Besides lack of tearing (atomicity of asm load or store), the other key parts of _Atomic foo * are:
The compiler will assume that other threads may have changed memory contents (like volatile effectively implies), otherwise the assumption of no data-race UB will let the compiler hoist loads out of loops. Without this, dead-store elimination might only do one store at the end of a loop, not updating the value multiple times.
The read side of the problem is usually what bites people in practice, see Multithreading program stuck in optimized mode but runs normally in -O0 - e.g. while(!flag){} becomes if(!flag) infinite_loop; with optimization enabled.
Ordering wrt. other code. e.g. you can use memory_order_release to make sure that other threads that see the pointer update also see all changes to the pointed-to data. (On x86 that's as simple as compile-time ordering, no extra barriers needed for acquire/release, only for seq_cst.

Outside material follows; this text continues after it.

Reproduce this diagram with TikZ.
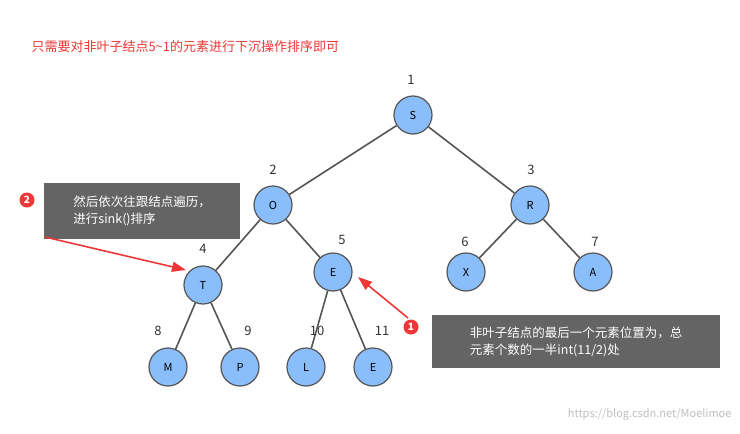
\documentclass[tikz,border=0pt]{standalone}
\usepackage{fontspec}
\setmainfont{Noto Sans CJK SC}
\usetikzlibrary{arrows.meta}
\definecolor{nodeblue}{RGB}{138,190,250}
\definecolor{edgegray}{RGB}{85,85,85}
\definecolor{redc}{RGB}{240,55,55}
\definecolor{boxgray}{RGB}{100,100,100}
\tikzset{
  tn/.style={circle,draw=edgegray,line width=1.2pt,fill=nodeblue,minimum size=38pt,inner sep=0pt,font=\fontsize{11}{12}\selectfont},
  edge/.style={draw=edgegray,line width=1.6pt},
  num/.style={font=\fontsize{13}{14}\selectfont,text=black!80},
  callbox/.style={fill=boxgray,text=white,align=left,font=\fontsize{12.5}{17}\selectfont,inner sep=5pt,anchor=north west},
  badge/.style={circle,fill=redc,text=white,minimum size=15pt,inner sep=0pt,font=\fontsize{10}{10}\selectfont\bfseries},
  redarrow/.style={draw=redc,line width=1.6pt,-{Triangle[length=14pt,width=10pt]}}
}
\begin{document}
\begin{tikzpicture}[x=1pt,y=-1pt]
\useasboundingbox[fill=white] (0,0) rectangle (740,434);
\node[anchor=west,text=redc,font=\fontsize{13}{14}\selectfont] (title) at (28,47) {只需要对非叶子结点5\textasciitilde 1的元素进行下沉操作排序即可};
\node[tn] (S) at (413,115) {S};
\node[tn] (O) at (273,205) {O};
\node[tn] (R) at (530,205) {R};
\node[tn] (T) at (203,285) {T};
\node[tn] (E) at (333,272) {E};
\node[tn] (X) at (466,272) {X};
\node[tn] (A) at (593,272) {A};
\node[tn] (M) at (168,367) {M};
\node[tn] (P) at (240,367) {P};
\node[tn] (L) at (306,367) {L};
\node[tn] (E2) at (373,367) {E};
\begin{scope}[on background layer/.style={}]
\end{scope}
\draw[edge] (S) -- (O); \draw[edge] (S) -- (R);
\draw[edge] (O) -- (T); \draw[edge] (O) -- (E);
\draw[edge] (R) -- (X); \draw[edge] (R) -- (A);
\draw[edge] (T) -- (M); \draw[edge] (T) -- (P);
\draw[edge] (E) -- (L); \draw[edge] (E) -- (E2);
\node[num] (n1) at (411,80) {1};
\node[num] (n2) at (273,170) {2};
\node[num] (n3) at (531,170) {3};
\node[num] (n4) at (203,249) {4};
\node[num] (n5) at (342,240) {5};
\node[num] (n6) at (465,242) {6};
\node[num] (n7) at (595,242) {7};
\node[num] (n8) at (158,331) {8};
\node[num] (n9) at (248,331) {9};
\node[num] (n10) at (317,331) {10};
\node[num] (n11) at (382,331) {11};
\node[callbox,minimum width=196pt,minimum height=56pt] (b2) at (44,183) {然后依次往跟结点遍历，\\进行sink()排序};
\node[badge] (c2) at (27,200) {2};
\node[callbox,minimum width=288pt,minimum height=53pt] (b1) at (432,315) {非叶子结点的最后一个元素位置为，总\\元素个数的一半int(11/2)处};
\node[badge] (c1) at (411,327) {1};
\coordinate (a2s) at (45,237);
\coordinate (a2e) at (186,270);
\coordinate (a1s) at (408,318);
\coordinate (a1e) at (358,277);
\draw[redarrow] (a2s) -- (a2e);
\draw[redarrow] (a1s) -- (a1e);
\node[anchor=east,text=black!25,font=\fontsize{11}{12}\selectfont] (wm) at (735,414) {https://blog.csdn.net/Moelimoe};
\end{tikzpicture}
\end{document}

Avoid seq_cst if you can; mfence or locked operations are slow.)
Guarantee that the store will compile to a single asm instruction. You'd be depending on this. It does happen in practice with sane compilers, although it's conceivable that a compiler might decide to use rep movsb to copy a few contiguous pointers, and that some machine somewhere might have a microcoded implementation that does some stores narrower than 8 bytes.
(This failure mode is highly unlikely; the Linux kernel relies on volatile load/store compiling to a single instruction with GCC / clang for its hand-rolled intrinsics. But if you just used asm("" ::: "memory") to make sure a store happened on a non-volatile variable, there's a chance.)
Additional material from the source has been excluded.